Each year, the CACJ hosts a STAR Awards Ceremony to recognize individuals from each discipline of accountability court teams for being at the top of their respective fields. Evans was nominated in the probation staff category by his Troup County team, as they agreed that his commitment to improving the lives of others would qualify him for Georgia’s top honors.
As a probation officer, Evans sees dozens of men and women offenders.
“The core mission of our agency is to protect and serve citizens of Georgia,” Evans said. “We provide effective supervision and provide opportunities for successful outcomes. When these folks who are served a sentence in Superior Court to a term of probation or parole, we want to number one keep the public safe.

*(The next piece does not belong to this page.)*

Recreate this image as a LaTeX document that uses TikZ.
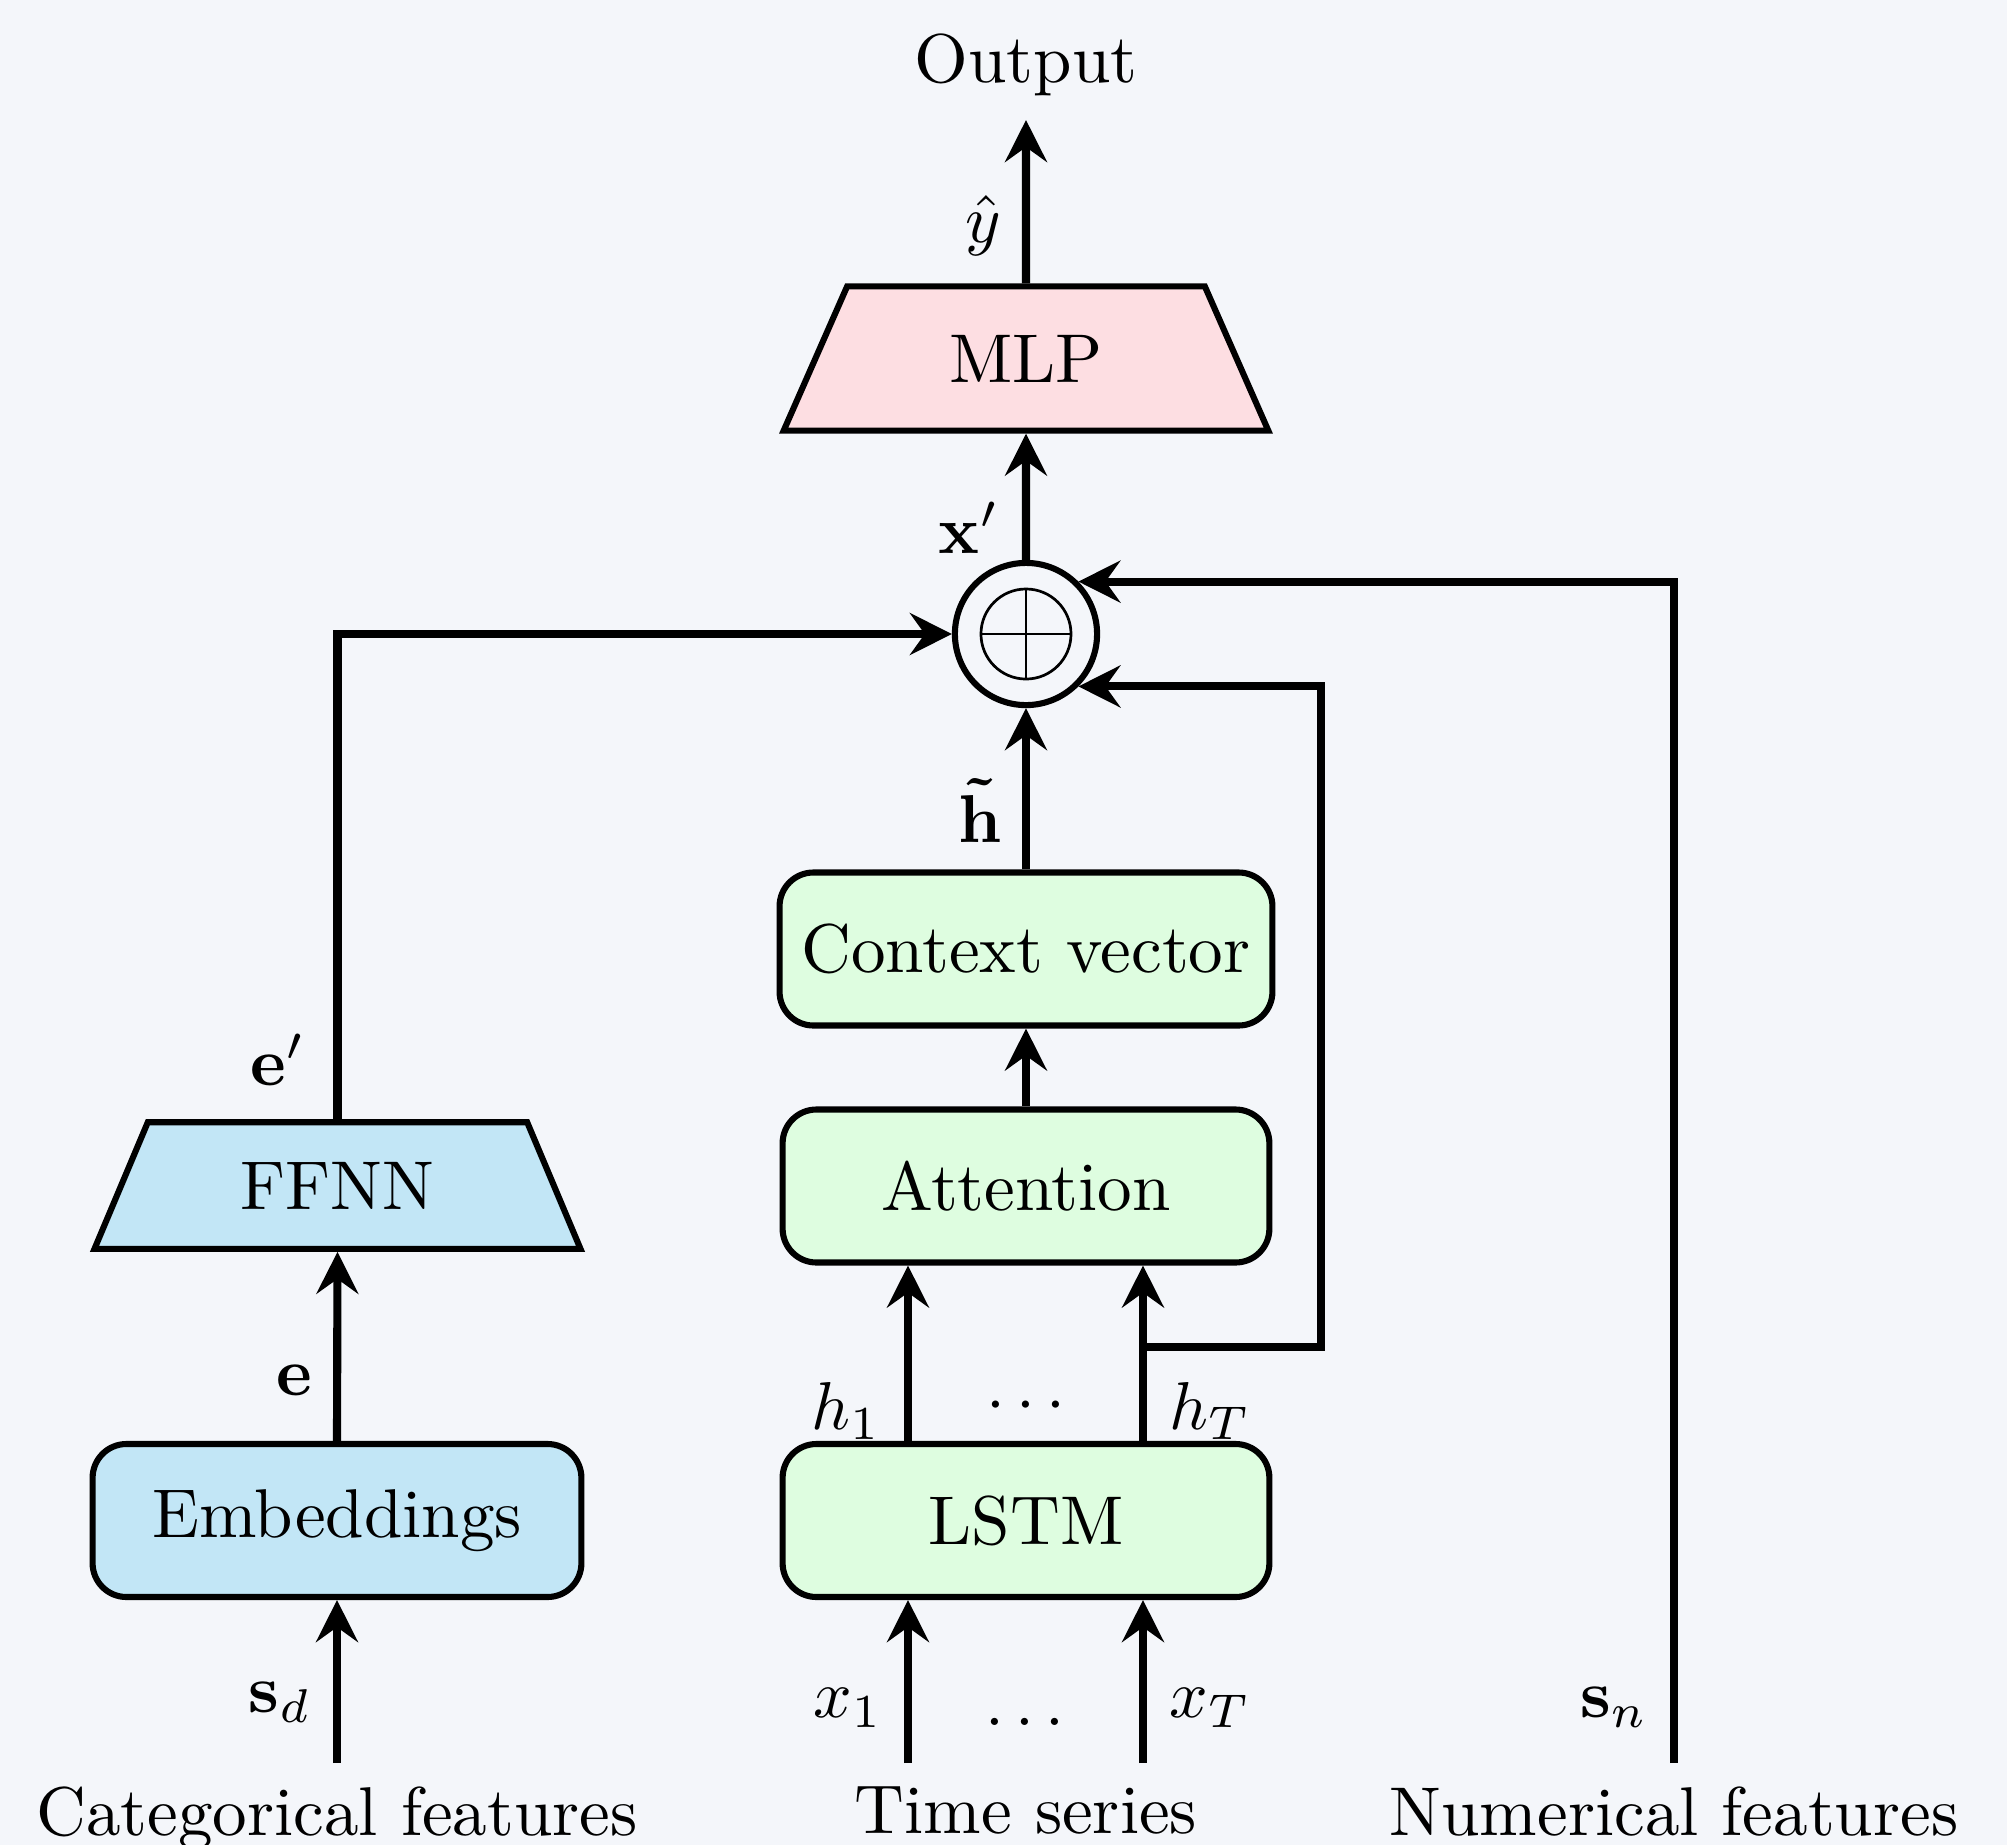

We also want to make sure that these citizens reintegrate and not reoffend.”
Evans said he has worked with the Troup County team for four years and has acquired the technique and skill it takes to do his line of work.
“This is a great honor, and I am very proud to be a part of the Troup County team,” Evans said. “Being a probation officer allows me to fulfill my agency’s mission to protect the citizens of Georgia while providing offenders with opportunities to make positive changes.”
The Felony Drug Court program is intended to offer sentencing alternatives to offenders whose offenses are related to drug addiction.
It is a very selective program that aims to help participants make positive lifestyle changes through various areas of education and treatment.
“Evan’s Drug Court team is thrilled that his dedication to impacting participants’ lives has been duly recognized, and they agree that there is no one more deserving of this honor,” a press release from Troup County said.
Evans said at the end of every day, he just wants the offenders in the program to be successful.
“This will sound really corny, but seeing when these lives are changed, seeing folk change and be positive is why I am here,” Evans said. “I am passionate about it, and it is really those instances of folks in the criminal justice cycle change to be something positive. That’s the motivation. That’s my motivation every single day.”